*Task*
Reproduce every record below exactly as written, but leave out any pictures.

*Material shown*
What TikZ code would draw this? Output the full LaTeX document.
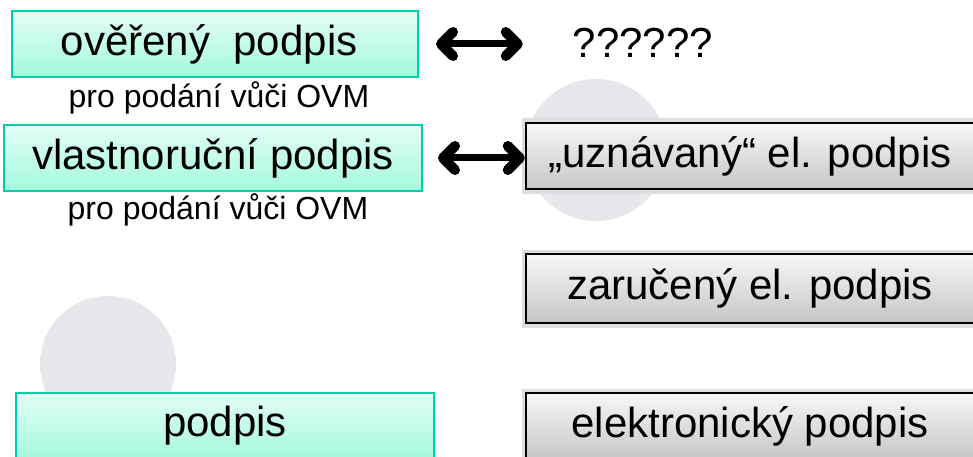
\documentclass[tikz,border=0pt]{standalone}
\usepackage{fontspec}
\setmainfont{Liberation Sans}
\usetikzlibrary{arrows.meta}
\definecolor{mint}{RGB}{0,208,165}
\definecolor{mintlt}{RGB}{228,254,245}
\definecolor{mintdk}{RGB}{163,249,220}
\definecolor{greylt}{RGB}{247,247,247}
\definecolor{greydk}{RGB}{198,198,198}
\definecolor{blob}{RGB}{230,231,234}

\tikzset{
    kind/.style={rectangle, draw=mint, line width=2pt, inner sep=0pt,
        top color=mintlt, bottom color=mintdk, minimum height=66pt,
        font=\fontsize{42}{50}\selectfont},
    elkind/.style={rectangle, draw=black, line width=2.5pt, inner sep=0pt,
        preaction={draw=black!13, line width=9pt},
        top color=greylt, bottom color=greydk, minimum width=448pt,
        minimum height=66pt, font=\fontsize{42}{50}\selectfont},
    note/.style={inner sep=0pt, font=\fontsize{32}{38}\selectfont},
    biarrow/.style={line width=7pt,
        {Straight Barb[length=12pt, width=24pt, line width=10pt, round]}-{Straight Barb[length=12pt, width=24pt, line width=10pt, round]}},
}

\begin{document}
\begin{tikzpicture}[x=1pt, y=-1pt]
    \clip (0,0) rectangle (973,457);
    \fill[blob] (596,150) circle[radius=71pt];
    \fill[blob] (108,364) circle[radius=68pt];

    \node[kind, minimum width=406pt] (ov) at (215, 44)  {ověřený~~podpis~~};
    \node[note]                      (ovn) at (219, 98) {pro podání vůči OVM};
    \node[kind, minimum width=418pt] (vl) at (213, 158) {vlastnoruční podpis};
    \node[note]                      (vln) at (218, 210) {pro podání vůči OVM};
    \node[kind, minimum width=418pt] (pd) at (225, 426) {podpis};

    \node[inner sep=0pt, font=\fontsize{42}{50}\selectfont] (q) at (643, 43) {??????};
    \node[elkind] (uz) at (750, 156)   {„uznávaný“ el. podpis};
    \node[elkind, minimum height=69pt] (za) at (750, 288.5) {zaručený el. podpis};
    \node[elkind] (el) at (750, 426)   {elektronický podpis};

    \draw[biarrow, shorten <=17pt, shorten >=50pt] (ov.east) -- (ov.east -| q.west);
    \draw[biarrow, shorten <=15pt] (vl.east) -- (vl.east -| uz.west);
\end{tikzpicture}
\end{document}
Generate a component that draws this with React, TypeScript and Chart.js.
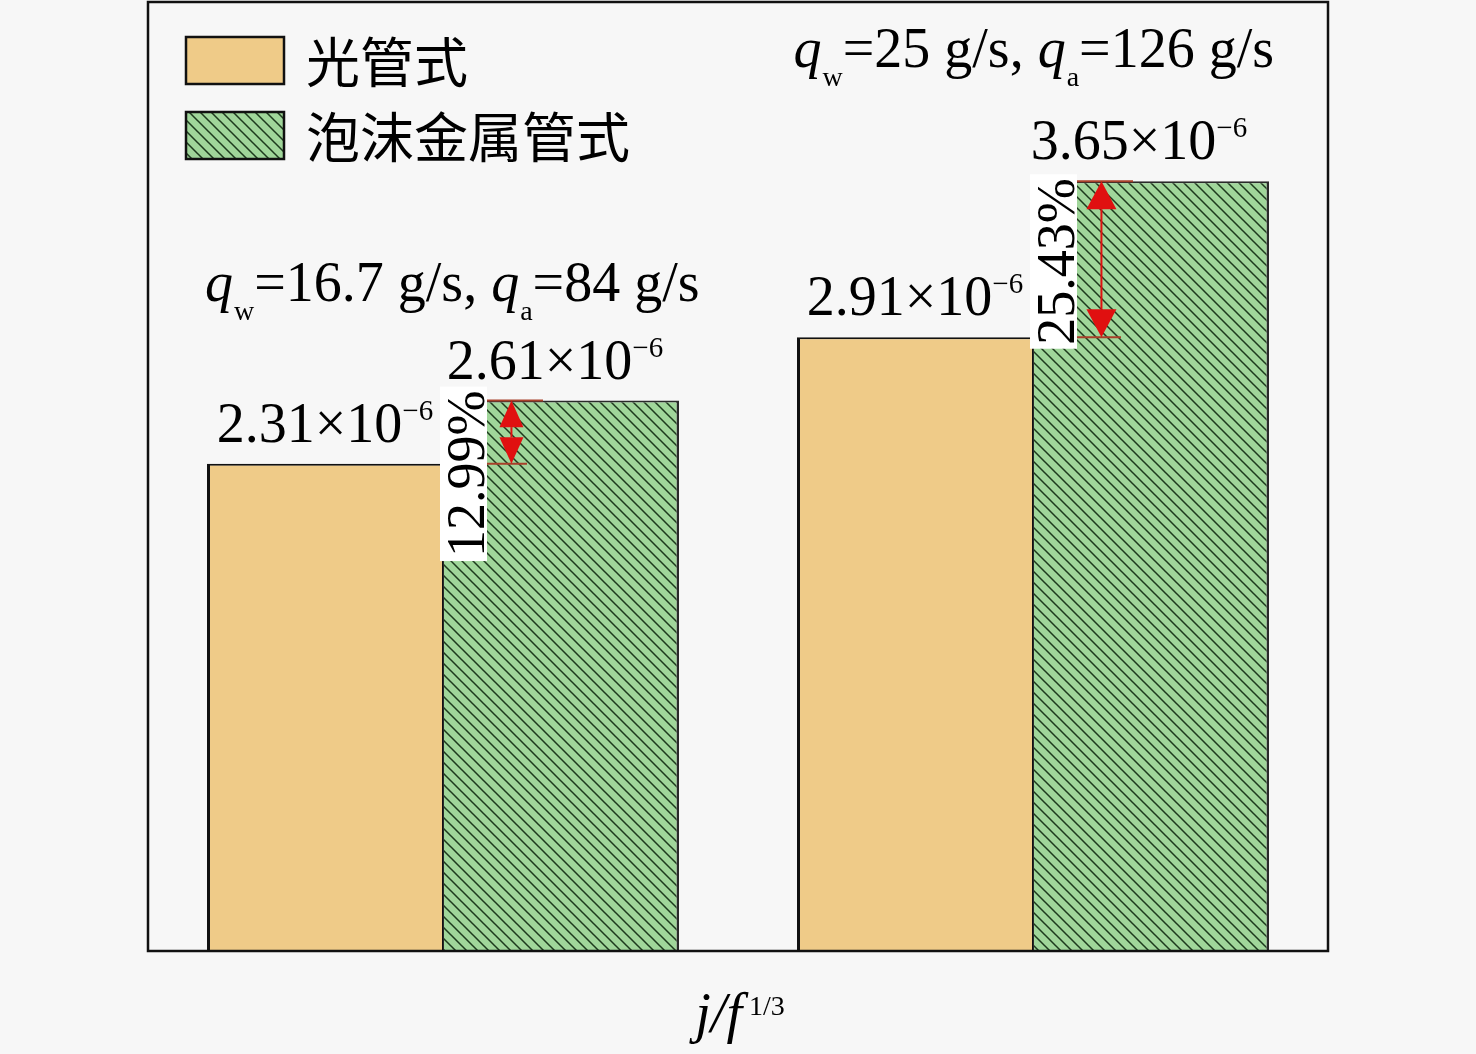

*Final result*
What TikZ code would draw this? Output the full LaTeX document.
\documentclass[tikz,border=0pt]{standalone}
\usepackage{fontspec}
\setmainfont{Liberation Sans}
\usetikzlibrary{arrows.meta}
\definecolor{mint}{RGB}{0,208,165}
\definecolor{mintlt}{RGB}{228,254,245}
\definecolor{mintdk}{RGB}{163,249,220}
\definecolor{greylt}{RGB}{247,247,247}
\definecolor{greydk}{RGB}{198,198,198}
\definecolor{blob}{RGB}{230,231,234}

\tikzset{
    kind/.style={rectangle, draw=mint, line width=2pt, inner sep=0pt,
        top color=mintlt, bottom color=mintdk, minimum height=66pt,
        font=\fontsize{42}{50}\selectfont},
    elkind/.style={rectangle, draw=black, line width=2.5pt, inner sep=0pt,
        preaction={draw=black!13, line width=9pt},
        top color=greylt, bottom color=greydk, minimum width=448pt,
        minimum height=66pt, font=\fontsize{42}{50}\selectfont},
    note/.style={inner sep=0pt, font=\fontsize{32}{38}\selectfont},
    biarrow/.style={line width=7pt,
        {Straight Barb[length=12pt, width=24pt, line width=10pt, round]}-{Straight Barb[length=12pt, width=24pt, line width=10pt, round]}},
}

\begin{document}
\begin{tikzpicture}[x=1pt, y=-1pt]
    \clip (0,0) rectangle (973,457);
    \fill[blob] (596,150) circle[radius=71pt];
    \fill[blob] (108,364) circle[radius=68pt];

    \node[kind, minimum width=406pt] (ov) at (215, 44)  {ověřený~~podpis~~};
    \node[note]                      (ovn) at (219, 98) {pro podání vůči OVM};
    \node[kind, minimum width=418pt] (vl) at (213, 158) {vlastnoruční podpis};
    \node[note]                      (vln) at (218, 210) {pro podání vůči OVM};
    \node[kind, minimum width=418pt] (pd) at (225, 426) {podpis};

    \node[inner sep=0pt, font=\fontsize{42}{50}\selectfont] (q) at (643, 43) {??????};
    \node[elkind] (uz) at (750, 156)   {„uznávaný“ el. podpis};
    \node[elkind, minimum height=69pt] (za) at (750, 288.5) {zaručený el. podpis};
    \node[elkind] (el) at (750, 426)   {elektronický podpis};

    \draw[biarrow, shorten <=17pt, shorten >=50pt] (ov.east) -- (ov.east -| q.west);
    \draw[biarrow, shorten <=15pt] (vl.east) -- (vl.east -| uz.west);
\end{tikzpicture}
\end{document}
Generate a component that draws this with React, TypeScript and Chart.js.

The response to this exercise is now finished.